Richards LJ is of the view that qualifications such as “for the public benefit” and its use being “confined to identifiably governmental purposes, accepted by the law as justifying exceptional treatment” are not appropriate.
I doubt whether anything that I can say will influence any future debate, and since C is binding, it is not appropriate to say very much. But it seems to me that once one accepts capacity, the limit so far as any challenge before the courts is concerned cannot be other than by reference to “the limits set by the law”. The question is thus whether there should be an ability to challenge as unlawful an action taken “not for the public benefit” or which has not been taken for “identifiably governmental purposes”.
I instinctively favour some constraint on the powers by reference to the duty to act only for the public benefit but until one has actual facts by reference to which the matter can be fully tested, it is unwise to say more.

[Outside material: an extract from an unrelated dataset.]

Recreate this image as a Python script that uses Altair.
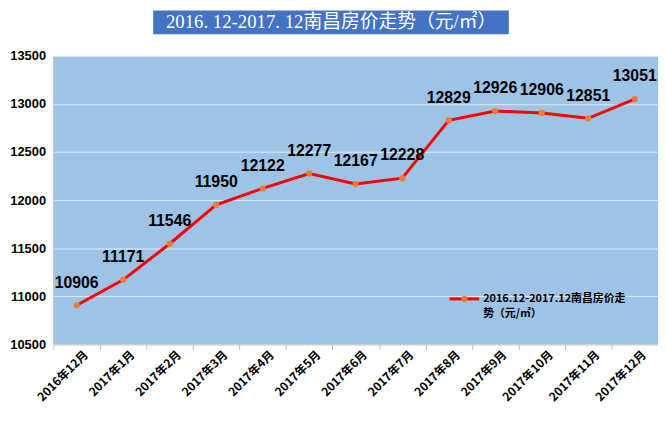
import altair as alt
import pandas as pd

months = ["2016年12月", "2017年1月", "2017年2月", "2017年3月", "2017年4月", "2017年5月",
          "2017年6月", "2017年7月", "2017年8月", "2017年9月", "2017年10月", "2017年11月", "2017年12月"]
prices = [10906, 11171, 11546, 11950, 12122, 12277, 12167, 12228, 12829, 12926, 12906, 12851, 13051]
legend_line1 = "2016.12-2017.12南昌房价走"
legend_line2 = "势（元/㎡）"
title_text = "2016. 12-2017. 12南昌房价走势（元/㎡）"

df = pd.DataFrame({"month": months, "price": prices})

PAD_L, PAD_T = 46, 46
W, H = 612, 292
FONT = "Liberation Sans, Noto Sans CJK SC, sans-serif"
CJK = "Noto Sans CJK SC, sans-serif"

x_enc = alt.X("month:N", sort=months,
              scale=alt.Scale(paddingInner=0, paddingOuter=0),
              axis=alt.Axis(title=None, labelAngle=-45, labelAlign="right", labelBaseline="middle",
                            labelFont=CJK, labelFontWeight="bold", labelFontSize=12, labelColor="#000000",
                            labelOffset=9, labelPadding=3, tickBand="extent", tickSize=5,
                            tickColor="#BFBFBF", domainColor="#BFBFBF", grid=False))
x_plain = alt.X("month:N", sort=months)
y_enc = alt.Y("price:Q", scale=alt.Scale(domain=[10500, 13500], nice=False, zero=False),
              axis=alt.Axis(title=None, values=list(range(10500, 13501, 500)), format="d", labelFont=FONT,
                            labelFontWeight="bold", labelFontSize=13, labelColor="#000000",
                            labelPadding=8, ticks=False, domainColor="#BFBFBF",
                            gridColor="#E4ECF5", gridWidth=1))

base = alt.Chart(df)
line = base.mark_line(color="#FF0000", strokeWidth=3).encode(x=x_enc, y=y_enc)
pts = base.mark_point(filled=True, color="#ED7D31", size=40, opacity=1).encode(x=x_plain, y="price:Q")
labels = base.mark_text(font=FONT, fontWeight="bold", fontSize=16, color="#000000", dy=-23).encode(
    x=x_plain, y="price:Q", text="price:Q")

# title box
tdf = pd.DataFrame({"t": [title_text]})
title_box = alt.Chart(tdf).mark_rect(color="#4472C4").encode(
    x=alt.value(155 - 8 - PAD_L), x2=alt.value(515 - 8 - PAD_L),
    y=alt.value(-PAD_T), y2=alt.value(32 - 8 - PAD_T))
title_txt = alt.Chart(tdf).mark_text(font="Liberation Serif, Noto Sans CJK SC, serif", fontSize=19,
                                     color="#FFFFFF", align="center",
                                     baseline="middle").encode(
    x=alt.value(335 - 8 - PAD_L), y=alt.value(12 - PAD_T), text="t:N")

# legend
ldf = pd.DataFrame({"a": [legend_line1], "b": [legend_line2]})
LX, LY = 455 - 8 - PAD_L, 300 - 8 - PAD_T
leg_line = alt.Chart(ldf).mark_rule(color="#FF0000", strokeWidth=3).encode(
    x=alt.value(LX), x2=alt.value(LX + 30), y=alt.value(LY))
leg_pt = alt.Chart(ldf).mark_point(filled=True, color="#ED7D31", size=40, opacity=1).encode(
    x=alt.value(LX + 15), y=alt.value(LY))
leg_t1 = alt.Chart(ldf).mark_text(font=CJK, fontWeight="bold", fontSize=11, color="#000000",
                                  align="left", baseline="middle").encode(
    x=alt.value(LX + 34), y=alt.value(LY), text="a:N")
leg_t2 = alt.Chart(ldf).mark_text(font=CJK, fontWeight="bold", fontSize=11, color="#000000",
                                  align="left", baseline="middle").encode(
    x=alt.value(LX + 34), y=alt.value(LY + 15), text="b:N")

chart = alt.layer(line, pts, labels, title_box, title_txt, leg_line, leg_pt, leg_t1, leg_t2).properties(
    width=W, height=H,
    autosize=alt.AutoSizeParams(type="none"),
    padding={"left": PAD_L, "top": PAD_T, "right": 0, "bottom": 64},
    background="#FFFFFF",
).configure_view(fill="#9DC3E6", stroke=None)

chart.save("out.html", embed_options={"renderer": "svg", "actions": False})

The second area where there is a difference of opinion relates to the question whether the Government were acting inconsistently with the 1992 Act. I would agree with Carnwath LJ’s view on this aspect. One reason I have for supporting his view is that it seems to me that the action being taken was in an area which the 1992 Act was designed to cover. The action was not simply preliminary to bringing in an Act to change the 1992 Act with the intention thereafter of acting under a new statutory scheme. The action being taken was to treat the 1992 scheme as having already been repealed. As to the consequences however I also agree with both Carnwath LJ and Richards LJ, and thus support the dismissal of the appeal.